◆ WHAT YOU HAVE TO DO
Reproduce the full listing below unchanged, apart from the pictures.

A run of records
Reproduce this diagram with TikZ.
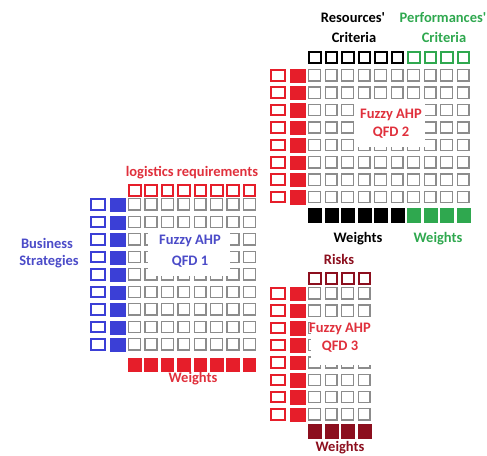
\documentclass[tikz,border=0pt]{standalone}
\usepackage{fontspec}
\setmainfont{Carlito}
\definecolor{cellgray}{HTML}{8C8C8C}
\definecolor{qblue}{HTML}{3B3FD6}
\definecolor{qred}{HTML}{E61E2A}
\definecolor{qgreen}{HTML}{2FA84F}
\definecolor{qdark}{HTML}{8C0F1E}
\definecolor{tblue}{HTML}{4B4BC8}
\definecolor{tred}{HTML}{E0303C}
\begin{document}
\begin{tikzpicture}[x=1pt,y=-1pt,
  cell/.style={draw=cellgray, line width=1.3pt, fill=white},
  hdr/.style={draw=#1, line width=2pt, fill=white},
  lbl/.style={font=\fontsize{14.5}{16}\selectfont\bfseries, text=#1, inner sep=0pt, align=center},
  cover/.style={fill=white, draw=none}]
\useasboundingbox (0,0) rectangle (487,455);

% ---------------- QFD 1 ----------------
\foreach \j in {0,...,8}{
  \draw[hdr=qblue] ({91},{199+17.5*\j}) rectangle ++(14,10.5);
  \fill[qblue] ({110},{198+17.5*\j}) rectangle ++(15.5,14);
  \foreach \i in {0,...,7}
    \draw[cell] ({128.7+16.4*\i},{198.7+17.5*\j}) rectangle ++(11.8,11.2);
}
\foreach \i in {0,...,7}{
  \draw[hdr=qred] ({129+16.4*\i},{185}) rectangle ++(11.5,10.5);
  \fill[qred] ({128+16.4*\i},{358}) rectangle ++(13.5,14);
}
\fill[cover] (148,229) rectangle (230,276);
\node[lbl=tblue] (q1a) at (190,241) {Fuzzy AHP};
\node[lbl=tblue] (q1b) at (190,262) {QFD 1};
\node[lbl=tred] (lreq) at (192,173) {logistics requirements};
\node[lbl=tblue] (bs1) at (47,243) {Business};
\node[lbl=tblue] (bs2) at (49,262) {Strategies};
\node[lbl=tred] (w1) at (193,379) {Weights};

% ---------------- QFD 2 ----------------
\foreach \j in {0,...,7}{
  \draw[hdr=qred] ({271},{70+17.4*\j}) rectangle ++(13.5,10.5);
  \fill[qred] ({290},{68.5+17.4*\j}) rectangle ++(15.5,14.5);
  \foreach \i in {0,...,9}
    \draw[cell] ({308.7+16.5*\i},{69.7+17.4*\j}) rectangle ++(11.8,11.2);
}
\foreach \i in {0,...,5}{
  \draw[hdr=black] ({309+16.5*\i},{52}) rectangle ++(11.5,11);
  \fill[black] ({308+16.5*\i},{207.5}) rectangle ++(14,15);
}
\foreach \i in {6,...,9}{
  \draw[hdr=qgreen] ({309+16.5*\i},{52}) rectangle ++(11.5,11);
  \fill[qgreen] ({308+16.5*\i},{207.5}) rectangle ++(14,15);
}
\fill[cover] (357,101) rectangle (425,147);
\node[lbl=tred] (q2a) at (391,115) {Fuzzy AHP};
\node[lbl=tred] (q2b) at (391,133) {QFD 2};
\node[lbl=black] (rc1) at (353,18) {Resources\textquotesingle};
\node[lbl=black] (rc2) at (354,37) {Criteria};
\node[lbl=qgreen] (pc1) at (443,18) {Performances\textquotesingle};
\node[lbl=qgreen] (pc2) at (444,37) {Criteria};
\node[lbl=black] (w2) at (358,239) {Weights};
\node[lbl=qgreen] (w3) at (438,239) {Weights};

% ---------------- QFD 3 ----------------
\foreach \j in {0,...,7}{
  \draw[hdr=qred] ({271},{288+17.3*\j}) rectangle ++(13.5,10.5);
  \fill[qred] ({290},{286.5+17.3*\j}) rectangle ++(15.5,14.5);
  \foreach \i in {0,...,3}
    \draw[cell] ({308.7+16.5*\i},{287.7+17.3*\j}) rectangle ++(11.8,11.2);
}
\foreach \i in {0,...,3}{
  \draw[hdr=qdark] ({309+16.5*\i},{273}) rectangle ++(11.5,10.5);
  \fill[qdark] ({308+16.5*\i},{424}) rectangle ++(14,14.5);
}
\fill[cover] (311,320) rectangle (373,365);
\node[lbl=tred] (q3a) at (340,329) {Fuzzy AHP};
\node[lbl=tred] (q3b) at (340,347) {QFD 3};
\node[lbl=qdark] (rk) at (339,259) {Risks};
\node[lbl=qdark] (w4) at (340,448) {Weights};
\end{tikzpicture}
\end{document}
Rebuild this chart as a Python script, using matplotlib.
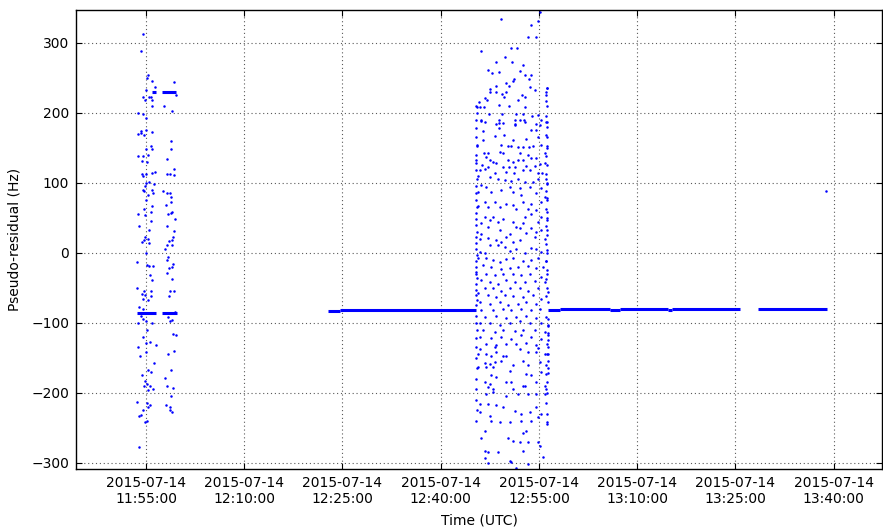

◆ ANSWER
Reproduce this diagram with TikZ.
\documentclass[tikz,border=0pt]{standalone}
\usepackage{fontspec}
\setmainfont{Carlito}
\definecolor{cellgray}{HTML}{8C8C8C}
\definecolor{qblue}{HTML}{3B3FD6}
\definecolor{qred}{HTML}{E61E2A}
\definecolor{qgreen}{HTML}{2FA84F}
\definecolor{qdark}{HTML}{8C0F1E}
\definecolor{tblue}{HTML}{4B4BC8}
\definecolor{tred}{HTML}{E0303C}
\begin{document}
\begin{tikzpicture}[x=1pt,y=-1pt,
  cell/.style={draw=cellgray, line width=1.3pt, fill=white},
  hdr/.style={draw=#1, line width=2pt, fill=white},
  lbl/.style={font=\fontsize{14.5}{16}\selectfont\bfseries, text=#1, inner sep=0pt, align=center},
  cover/.style={fill=white, draw=none}]
\useasboundingbox (0,0) rectangle (487,455);

% ---------------- QFD 1 ----------------
\foreach \j in {0,...,8}{
  \draw[hdr=qblue] ({91},{199+17.5*\j}) rectangle ++(14,10.5);
  \fill[qblue] ({110},{198+17.5*\j}) rectangle ++(15.5,14);
  \foreach \i in {0,...,7}
    \draw[cell] ({128.7+16.4*\i},{198.7+17.5*\j}) rectangle ++(11.8,11.2);
}
\foreach \i in {0,...,7}{
  \draw[hdr=qred] ({129+16.4*\i},{185}) rectangle ++(11.5,10.5);
  \fill[qred] ({128+16.4*\i},{358}) rectangle ++(13.5,14);
}
\fill[cover] (148,229) rectangle (230,276);
\node[lbl=tblue] (q1a) at (190,241) {Fuzzy AHP};
\node[lbl=tblue] (q1b) at (190,262) {QFD 1};
\node[lbl=tred] (lreq) at (192,173) {logistics requirements};
\node[lbl=tblue] (bs1) at (47,243) {Business};
\node[lbl=tblue] (bs2) at (49,262) {Strategies};
\node[lbl=tred] (w1) at (193,379) {Weights};

% ---------------- QFD 2 ----------------
\foreach \j in {0,...,7}{
  \draw[hdr=qred] ({271},{70+17.4*\j}) rectangle ++(13.5,10.5);
  \fill[qred] ({290},{68.5+17.4*\j}) rectangle ++(15.5,14.5);
  \foreach \i in {0,...,9}
    \draw[cell] ({308.7+16.5*\i},{69.7+17.4*\j}) rectangle ++(11.8,11.2);
}
\foreach \i in {0,...,5}{
  \draw[hdr=black] ({309+16.5*\i},{52}) rectangle ++(11.5,11);
  \fill[black] ({308+16.5*\i},{207.5}) rectangle ++(14,15);
}
\foreach \i in {6,...,9}{
  \draw[hdr=qgreen] ({309+16.5*\i},{52}) rectangle ++(11.5,11);
  \fill[qgreen] ({308+16.5*\i},{207.5}) rectangle ++(14,15);
}
\fill[cover] (357,101) rectangle (425,147);
\node[lbl=tred] (q2a) at (391,115) {Fuzzy AHP};
\node[lbl=tred] (q2b) at (391,133) {QFD 2};
\node[lbl=black] (rc1) at (353,18) {Resources\textquotesingle};
\node[lbl=black] (rc2) at (354,37) {Criteria};
\node[lbl=qgreen] (pc1) at (443,18) {Performances\textquotesingle};
\node[lbl=qgreen] (pc2) at (444,37) {Criteria};
\node[lbl=black] (w2) at (358,239) {Weights};
\node[lbl=qgreen] (w3) at (438,239) {Weights};

% ---------------- QFD 3 ----------------
\foreach \j in {0,...,7}{
  \draw[hdr=qred] ({271},{288+17.3*\j}) rectangle ++(13.5,10.5);
  \fill[qred] ({290},{286.5+17.3*\j}) rectangle ++(15.5,14.5);
  \foreach \i in {0,...,3}
    \draw[cell] ({308.7+16.5*\i},{287.7+17.3*\j}) rectangle ++(11.8,11.2);
}
\foreach \i in {0,...,3}{
  \draw[hdr=qdark] ({309+16.5*\i},{273}) rectangle ++(11.5,10.5);
  \fill[qdark] ({308+16.5*\i},{424}) rectangle ++(14,14.5);
}
\fill[cover] (311,320) rectangle (373,365);
\node[lbl=tred] (q3a) at (340,329) {Fuzzy AHP};
\node[lbl=tred] (q3b) at (340,347) {QFD 3};
\node[lbl=qdark] (rk) at (339,259) {Risks};
\node[lbl=qdark] (w4) at (340,448) {Weights};
\end{tikzpicture}
\end{document}
Rebuild this chart as a Python script, using matplotlib.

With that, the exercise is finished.